Where cluster is a name of a source cluster that is going to be cloned. A new cluster will be cloned from S3, using the latest backup before the timestamp. Note, a time zone is required for timestamp in the format of +00:00 (UTC).

If you don't want to clone but directly to restore, the metadata.name and spec.clone.cluster will be the same. This will create a new database cluster with the same name but different UID, whereas the database will be in the state it was at the specified time. The backups and WAL files for the original DB are retained under the original UID, making it possible retry restoring. However, it is probably better to create a temporary clone for experimenting or finding out to which point you should restore.

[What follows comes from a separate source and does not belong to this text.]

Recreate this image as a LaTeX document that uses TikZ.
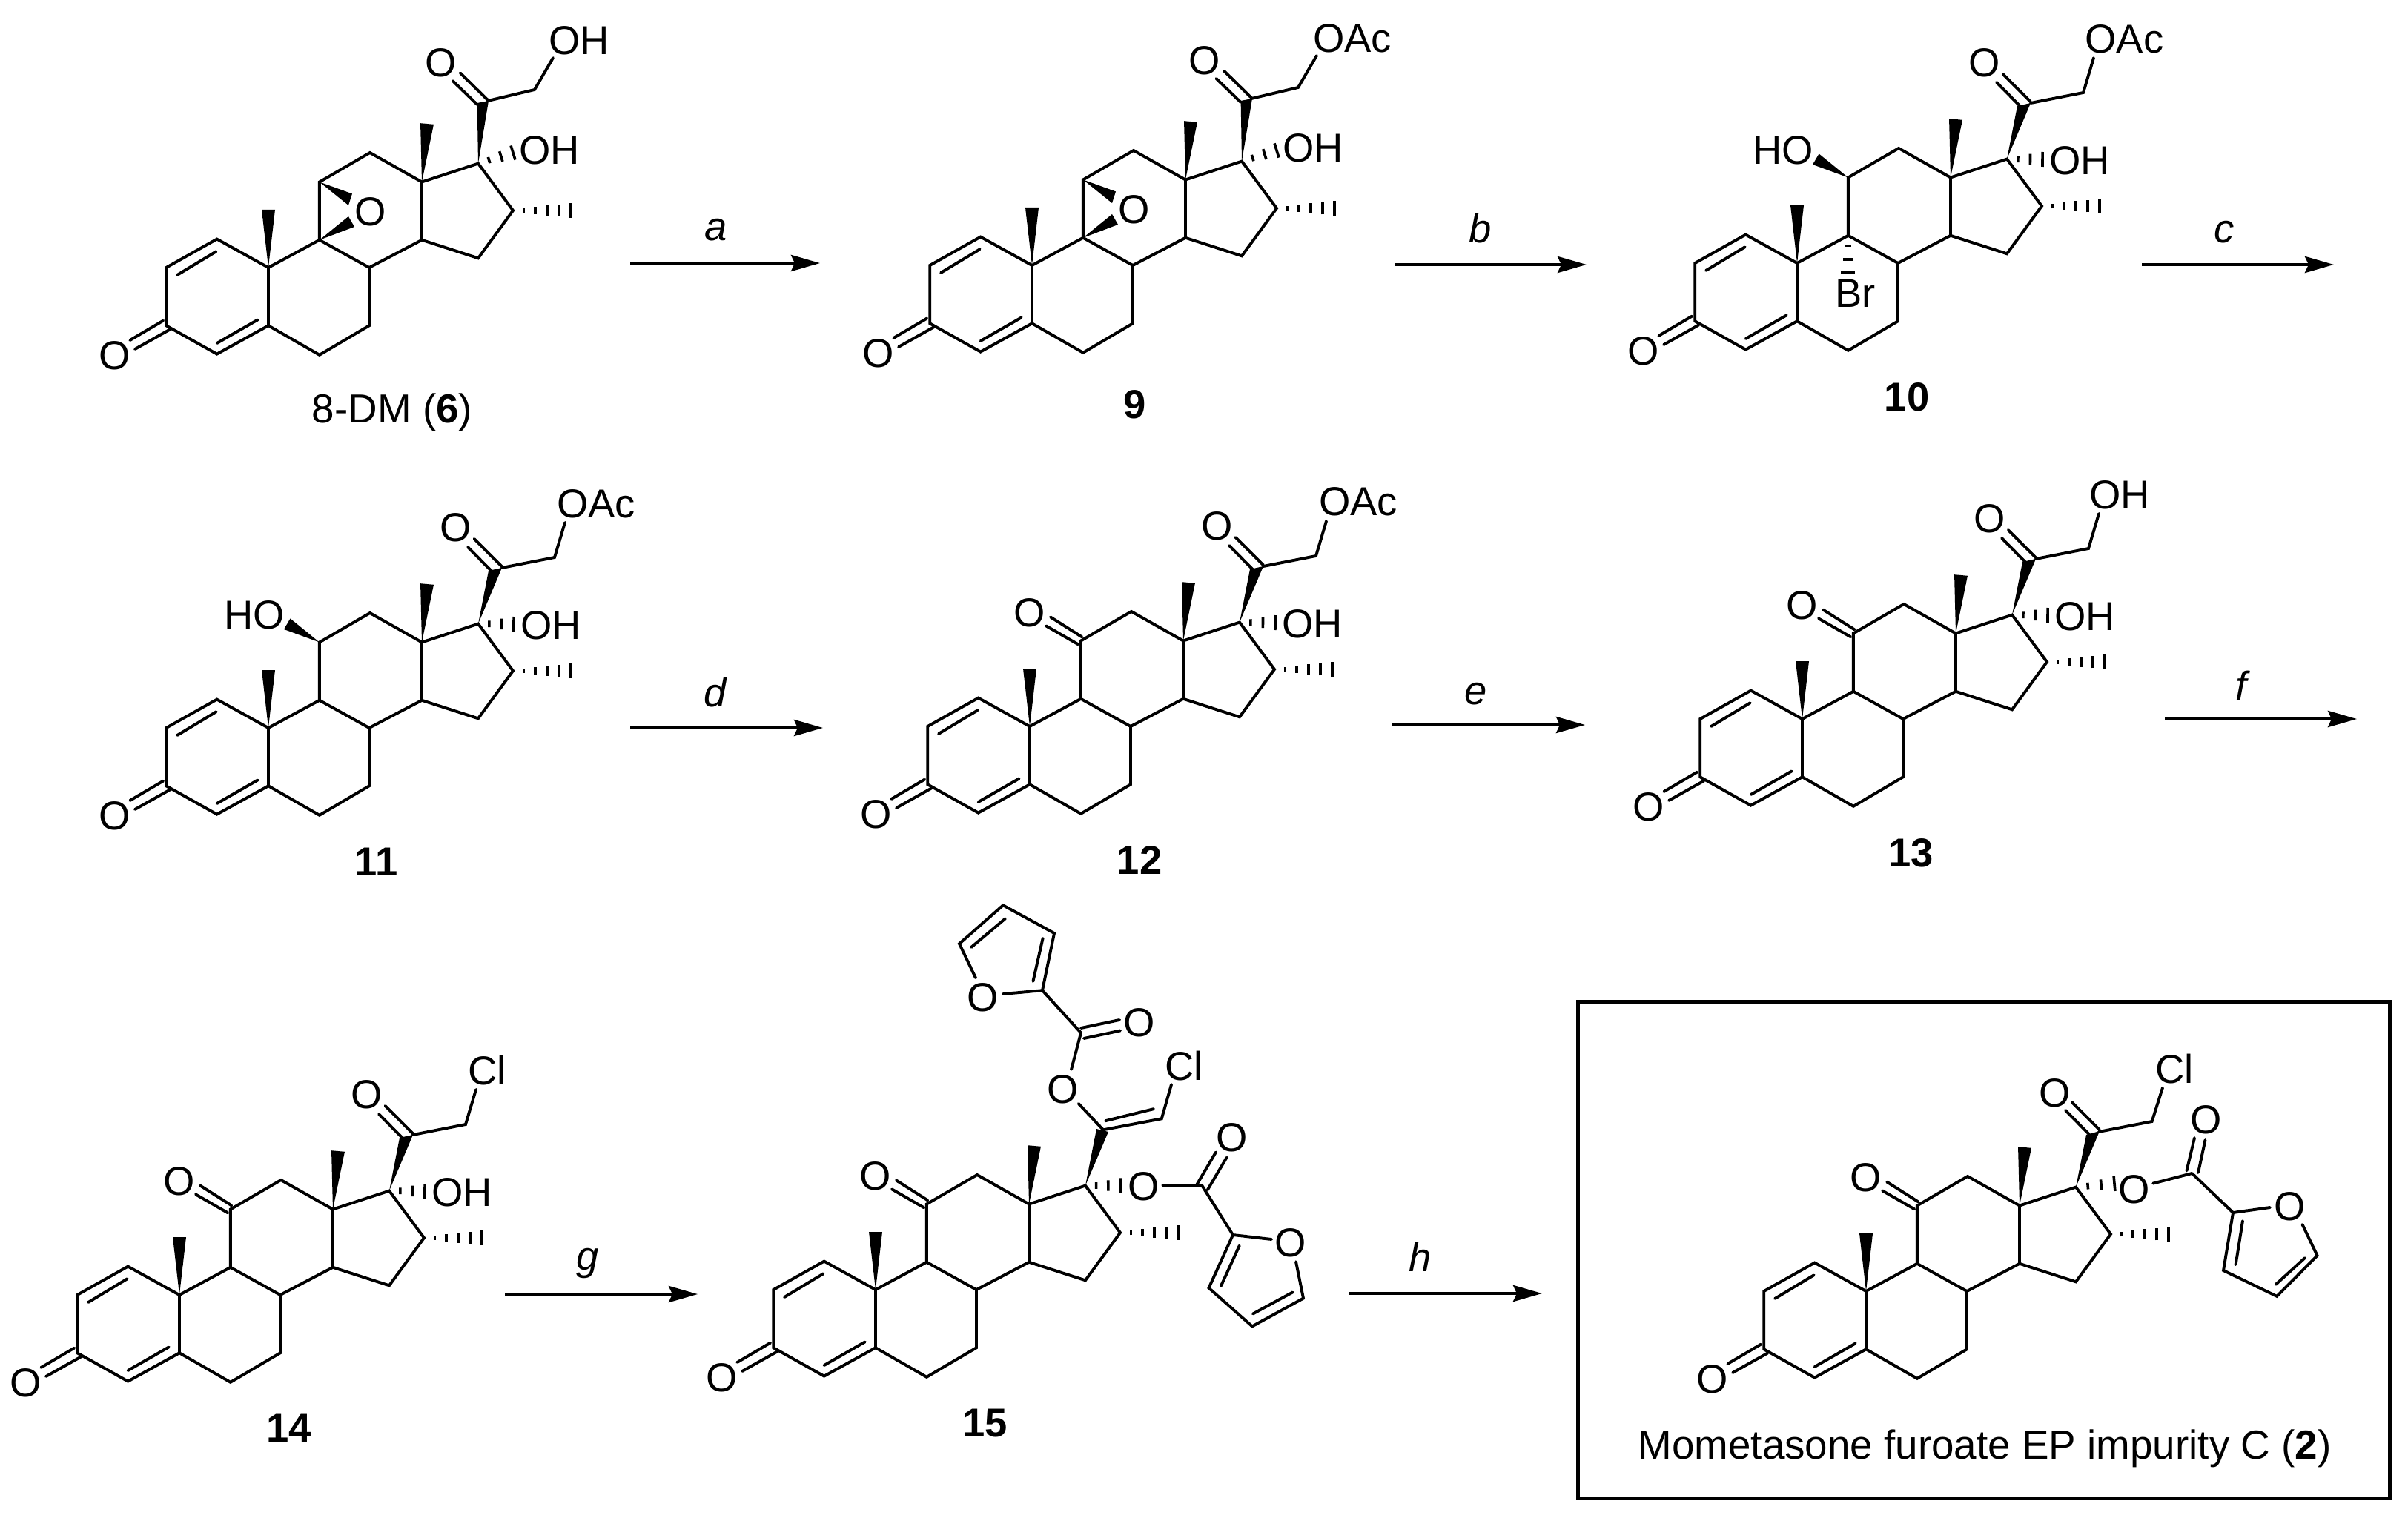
\documentclass[tikz,border=0pt]{standalone}
\usepackage{fontspec}
\setmainfont{Liberation Sans}
\usetikzlibrary{calc,arrows.meta}
\tikzset{
  bond/.style={line width=1.95pt,line cap=round,line join=miter,black},
  hashtick/.style={line width=1.8pt,line cap=butt,black},
  atom/.style={font=\fontsize{27.2}{27.2}\selectfont,inner sep=0pt,black},
  numlabel/.style={font=\fontsize{27.2}{27.2}\selectfont\bfseries,inner sep=0pt,black},
  caption/.style={font=\fontsize{27.4}{27.4}\selectfont,inner sep=0pt,anchor=base,black},
  letter/.style={font=\fontsize{27.2}{27.2}\selectfont\itshape,inner sep=0pt,anchor=base,black},
  rxn/.style={line width=2.1pt,black,-{Stealth[length=19.5pt,width=11pt,inset=2.5pt]}},
  framebox/.style={line width=2.5pt,black}
}
\newcommand\hashw[4]{%
  \foreach \i in {1,...,#3}{%
    \pgfmathsetmacro\tt{(\i-0.1)/(#3-0.1)}%
    \pgfmathsetmacro\hl{(1.8+(#4-1.8)*\tt)*0.5}%
    \coordinate (hp) at ($(#1)!\tt!(#2)$);
    \draw[hashtick] ($(hp)!\hl pt!90:(#1)$) -- ($(hp)!\hl pt!-90:(#1)$);
  }}
\newcommand\wedgeb[3]{\fill[black] (#1) -- ($(#2)!#3!90:(#1)$) -- ($(#2)!#3!-90:(#1)$) -- cycle;}
% ----- common steroid skeleton, drawn inside a shifted scope
\newcommand\skeleton[1]{%
  \coordinate (#1c10) at (0,0);
  \coordinate (#1c1) at (-69.4,-38.4);
  \coordinate (#1c2) at (-137.8,0);
  \coordinate (#1c3) at (-137.8,78.3);
  \coordinate (#1c4) at (-69.4,116.6);
  \coordinate (#1c5) at (0,78.3);
  \coordinate (#1c6) at (68.9,117.8);
  \coordinate (#1c7) at (136,78.3);
  \coordinate (#1c8) at (136,0);
  \coordinate (#1c9) at (68.9,-37.2);
  \coordinate (#1c11) at (68.9,-115.5);
  \coordinate (#1c12) at (137,-155);
  \coordinate (#1c13) at (207,-115.5);
  \coordinate (#1c14) at (207,-37.2);
  \coordinate (#1c15) at (283,-12.7);
  \coordinate (#1c16) at (330,-77);
  \coordinate (#1c17) at (283,-140.4);
  \coordinate (#1me18) at (214,-194);
  \coordinate (#1me19) at (0,-78);
  \coordinate (#1me16) at (408,-77);
  \node[atom] (#1o3) at (-207,118.6) {O};
  \draw[bond] (#1c10) -- (#1c1) -- (#1c2) -- (#1c3) -- (#1c4) -- (#1c5) -- (#1c6) -- (#1c7) -- (#1c8) -- (#1c9) -- (#1c10) -- (#1c5);
  \draw[bond] (#1c9) -- (#1c11) -- (#1c12) -- (#1c13) -- (#1c14) -- (#1c8);
  \draw[bond] (#1c14) -- (#1c15) -- (#1c16) -- (#1c17) -- (#1c13);
  \draw[bond] (-70.4,-21.7) -- (-123,10);
  \draw[bond] (-14.3,70.4) -- (-69.4,102);
  \draw[bond] (-141.8,71.6) -- (-186.7,98);
  \draw[bond] (-132.6,83.4) -- (-180,110);
  \wedgeb{#1c10}{#1me19}{4.5pt}
  \wedgeb{#1c13}{#1me18}{4.5pt}
  \hashw{#1c16}{#1me16}{5}{10}
}
% ----- side chain, older drawing (6, 9)
\newcommand\sideA[3]{%
  \coordinate (#1c20) at (296,-225);
  \coordinate (#1c21) at (359,-240);
  \coordinate (#1end) at (384,-283);
  \coordinate (#1h17) at (330,-155);
  \node[atom] (#1o20) at (233,-276) {O};
  \node[atom] (#1oh) at (379,-158) {OH};
  \node[atom] (#1top) at (#2) {#3};
  \fill[black] (#1c17) -- (281.6,-222) -- (297,-225) -- cycle;
  \draw[bond] (#1c20) -- (#1c21) -- (#1end);
  \draw[bond] (296,-226) -- (258.7,-262.6);
  \draw[bond] (281.6,-220) -- (248.5,-252);
  \hashw{#1c17}{#1h17}{3}{10}
}
% ----- side chain, later drawing (10-14)
\newcommand\sideB[3]{%
  \coordinate (#1c20) at (315,-216);
  \coordinate (#1c21) at (386,-230);
  \coordinate (#1end) at (400,-277);
  \coordinate (#1h17) at (331,-140);
  \node[atom] (#1o20) at (253,-270) {O};
  \node[atom] (#1oh) at (381,-138) {OH};
  \node[atom] (#1top) at (#2) {#3};
  \fill[black] (#1c17) -- (297,-212) -- (315,-216) -- cycle;
  \draw[bond] (#1c20) -- (#1c21) -- (#1end);
  \draw[bond] (315,-217.5) -- (277.6,-255);
  \draw[bond] (301,-211.5) -- (269,-244);
  \hashw{#1c17}{#1h17}{3}{10}
}
\newcommand\epoxide[1]{%
  \node[atom] (#1oe) at (138,-75) {O};
  \fill[black] (#1c11) -- (113,-99.6) -- (108,-84) -- cycle;
  \fill[black] (#1c9) -- (108,-69) -- (116,-55) -- cycle;
}
\newcommand\ketoneXI[1]{%
  \node[atom] (#1o11) at (0,-153.4) {O};
  \draw[bond] (70.4,-120.6) -- (28,-147.5);
  \draw[bond] (65.3,-110.7) -- (22,-135.6);
}
\newcommand\hydroxyXI[1]{%
  \node[atom] (#1ho) at (-19,-152.5) {HO};
  \fill[black] (#1c11) -- (29.5,-147.5) -- (21,-133) -- cycle;
}
\begin{document}
\begin{tikzpicture}[x=0.5pt,y=-0.5pt]
\path[use as bounding box,fill=white] (0,0) rectangle (3248,2048);

% 6
\begin{scope}[shift={(362,361)}]
  \skeleton{a}\sideA{a}{419,-306}{OH}\epoxide{a}
\end{scope}
\node[caption] (lab6) at (529,570) {8-DM (\textbf{6})};

% 9
\begin{scope}[shift={(1392,358)}]
  \skeleton{b}\sideA{b}{432,-306}{OAc}\epoxide{b}
\end{scope}
\node[numlabel] (lab9) at (1531,546) {9};

% 10
\begin{scope}[shift={(2424,355)}]
  \skeleton{c}\sideB{c}{441.5,-302}{OAc}\hydroxyXI{c}
  \node[atom] (cbr) at (78.7,41) {Br};
  \fill[black] (64.9,-25.4) rectangle (72.9,-22);
  \fill[black] (61.9,-7) rectangle (75.9,-3.4);
  \fill[black] (59.4,10.8) rectangle (78.4,14.6);
\end{scope}
\node[numlabel] (lab10) at (2572,536) {10};

% 11
\begin{scope}[shift={(362,982)}]
  \skeleton{d}\sideB{d}{442,-302}{OAc}\hydroxyXI{d}
\end{scope}
\node[numlabel] (lab11) at (507.5,1162.5) {11};

% 12
\begin{scope}[shift={(1389,980)}]
  \skeleton{e}\sideB{e}{443,-303}{OAc}\ketoneXI{e}
\end{scope}
\node[numlabel] (lab12) at (1537,1160) {12};

% 13
\begin{scope}[shift={(2431,970)}]
  \skeleton{f}\sideB{f}{428,-302.5}{OH}\ketoneXI{f}
\end{scope}
\node[numlabel] (lab13) at (2577.5,1150.6) {13};

% 14
\begin{scope}[shift={(242,1747)}]
  \skeleton{g}\sideB{g}{415,-303}{Cl}\ketoneXI{g}
\end{scope}
\node[numlabel] (lab14) at (390,1927) {14};

% 15
\begin{scope}[shift={(1181,1740)}]
  \skeleton{h}\ketoneXI{h}
  \coordinate (hc20) at (307,-215.7);
  \coordinate (hch) at (385.8,-230.7);
  \coordinate (hclend) at (399,-276.8);
  \node[atom] (hcl) at (416,-302) {Cl};
  \node[atom] (ho1) at (252.6,-270.5) {O};
  \coordinate (ho1a) at (273.8,-251);
  \coordinate (ho1b) at (264,-297);
  \coordinate (hec) at (277,-346.6);
  \node[atom] (ho2) at (356,-360) {O};
  \fill[black] (hc17) -- (298,-217) -- (314,-213) -- cycle;
  \draw[bond] (hc20) -- (hch) -- (hclend);
  \draw[bond] (310,-227.8) -- (374.9,-243.8);
  \draw[bond] (ho1a) -- (hc20);
  \draw[bond] (ho1b) -- (hec);
  \draw[bond] (277,-353) -- (329,-364);
  \draw[bond] (281,-339) -- (330,-349.5);
  \coordinate (hf2) at (225,-403.8);
  \coordinate (hf3) at (241,-481);
  \coordinate (hf4) at (172,-518.7);
  \coordinate (hf5) at (113,-466.8);
  \coordinate (hf5e) at (135,-420.7);
  \coordinate (hf2e) at (172,-399);
  \node[atom] (hfo) at (145,-394) {O};
  \draw[bond] (hec) -- (hf2) -- (hf3) -- (hf4) -- (hf5) -- (hf5e);
  \draw[bond] (hf2) -- (hf2e);
  \draw[bond] (212.4,-416) -- (225.6,-474);
  \draw[bond] (129,-462) -- (175,-500.7);
  % lower ester
  \coordinate (hh17) at (330,-140.6);
  \hashw{hc17}{hh17}{3}{10}
  \node[atom] (ho3) at (361.7,-139.6) {O};
  \coordinate (ho3e) at (387.5,-141);
  \coordinate (hc2) at (440,-141);
  \node[atom] (ho4) at (480.5,-205) {O};
  \draw[bond] (ho3e) -- (hc2);
  \draw[bond] (433.4,-142) -- (459,-185.6);
  \draw[bond] (447.8,-134.8) -- (473.6,-178.4);
  \coordinate (hg2) at (482,-74);
  \coordinate (hg3) at (449.5,-2.4);
  \coordinate (hg4) at (508,49.4);
  \coordinate (hg5) at (577,11.6);
  \coordinate (hg5e) at (567,-37.8);
  \coordinate (hg2e) at (534,-68);
  \node[atom] (hgo) at (559.7,-63.5) {O};
  \draw[bond] (hc2) -- (hg2) -- (hg3) -- (hg4) -- (hg5) -- (hg5e);
  \draw[bond] (hg2) -- (hg2e);
  \draw[bond] (490.8,-59.6) -- (466,-5.3);
  \draw[bond] (509,32.5) -- (562.6,3.4);
\end{scope}
\node[numlabel] (lab15) at (1328.5,1920) {15};

% 2 (boxed)
\begin{scope}[shift={(2517,1742)}]
  \skeleton{k}\ketoneXI{k}
  \coordinate (kc20) at (313.7,-215);
  \coordinate (kc21) at (385.6,-229);
  \coordinate (kclend) at (400,-274.5);
  \node[atom] (kcl) at (415.8,-300) {Cl};
  \node[atom] (ko20) at (254.7,-267.7) {O};
  \fill[black] (kc17) -- (297,-211) -- (315,-216) -- cycle;
  \draw[bond] (kc20) -- (kc21) -- (kclend);
  \draw[bond] (315,-217.5) -- (277.6,-255);
  \draw[bond] (301,-211.5) -- (269,-244);
  \coordinate (kh17) at (335,-145);
  \hashw{kc17}{kh17}{3}{10}
  \node[atom] (ko3) at (362,-137) {O};
  \coordinate (ko3e) at (387,-145.4);
  \coordinate (kc2) at (439.6,-159);
  \node[atom] (ko4) at (459,-231) {O};
  \draw[bond] (ko3e) -- (kc2);
  \draw[bond] (432.4,-162.5) -- (443,-206.8);
  \draw[bond] (448,-160) -- (457.5,-204);
  \coordinate (kf2) at (495,-106);
  \coordinate (kf3) at (482,-28);
  \coordinate (kf4) at (554,6.8);
  \coordinate (kf5) at (608.6,-48);
  \coordinate (kf5e) at (588.5,-90);
  \coordinate (kf2e) at (545,-113);
  \node[atom] (kfo) at (572,-114) {O};
  \draw[bond] (kc2) -- (kf2) -- (kf3) -- (kf4) -- (kf5) -- (kf5e);
  \draw[bond] (kf2) -- (kf2e);
  \draw[bond] (508,-95) -- (498.6,-36);
  \draw[bond] (552.5,-9) -- (592,-45);
\end{scope}
\node[caption] (lab2) at (2677,1968) {Mometasone furoate EP impurity C (\textbf{2})};
\coordinate (boxa) at (2128.5,1351.5);
\coordinate (boxb) at (3223.5,2021.5);
\draw[framebox] (boxa) rectangle (boxb);

% arrows
\coordinate (a1) at (850,355); \coordinate (a2) at (1106,355);
\coordinate (b1) at (1882,357); \coordinate (b2) at (2140,357);
\coordinate (c1) at (2889,357); \coordinate (c2) at (3148,357);
\coordinate (d1) at (850,982); \coordinate (d2) at (1110,982);
\coordinate (e1) at (1878,978); \coordinate (e2) at (2138,978);
\coordinate (f1) at (2920,970); \coordinate (f2) at (3179,970);
\coordinate (g1) at (681,1746); \coordinate (g2) at (941,1746);
\coordinate (h1) at (1820,1745); \coordinate (h2) at (2080,1745);
\draw[rxn] (a1) -- (a2);
\draw[rxn] (b1) -- (b2);
\draw[rxn] (c1) -- (c2);
\draw[rxn] (d1) -- (d2);
\draw[rxn] (e1) -- (e2);
\draw[rxn] (f1) -- (f2);
\draw[rxn] (g1) -- (g2);
\draw[rxn] (h1) -- (h2);
\node[letter] (la) at (966,325) {a};
\node[letter] (lb) at (1997,328) {b};
\node[letter] (lc) at (3000,328) {c};
\node[letter] (ld) at (965,953) {d};
\node[letter] (le) at (1991,950) {e};
\node[letter] (lf) at (3023,944) {f};
\node[letter] (lg) at (793,1713) {g};
\node[letter] (lh) at (1916,1715) {h};
\end{tikzpicture}
\end{document}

The operator will try to find the WAL location based on the configured wal_[s3|gs]_bucket or wal_az_storage_account and the specified uid. You can find the UID of the source cluster in its metadata:

apiVersion: acid.zalan.do/v1
kind: postgresql
metadata:
  name: acid-minimal-cluster
  uid: effd12e58-5786-11e8-b5a7-06148230260c

If your source cluster uses a WAL location different from the global configuration you can specify the full path under s3_wal_path

Monitorization⚑

Postgres exporter⚑

The operator doesn't yet have prometheus metrics even though there is an open pull request since 2021. The main dev suggests to directly use the postgres-exporter as a sidecar while others suggest to use this helm chart connected to the pooler-replica service.

WalG exporter ⚑

It looks maintained although it hasn't yet reached 1.0.0

Patroni exporter ⚑

Some also suggest to monitor Patroni, I still have no idea of what this is and the exporter is archived, so until I need it I'm going to pass.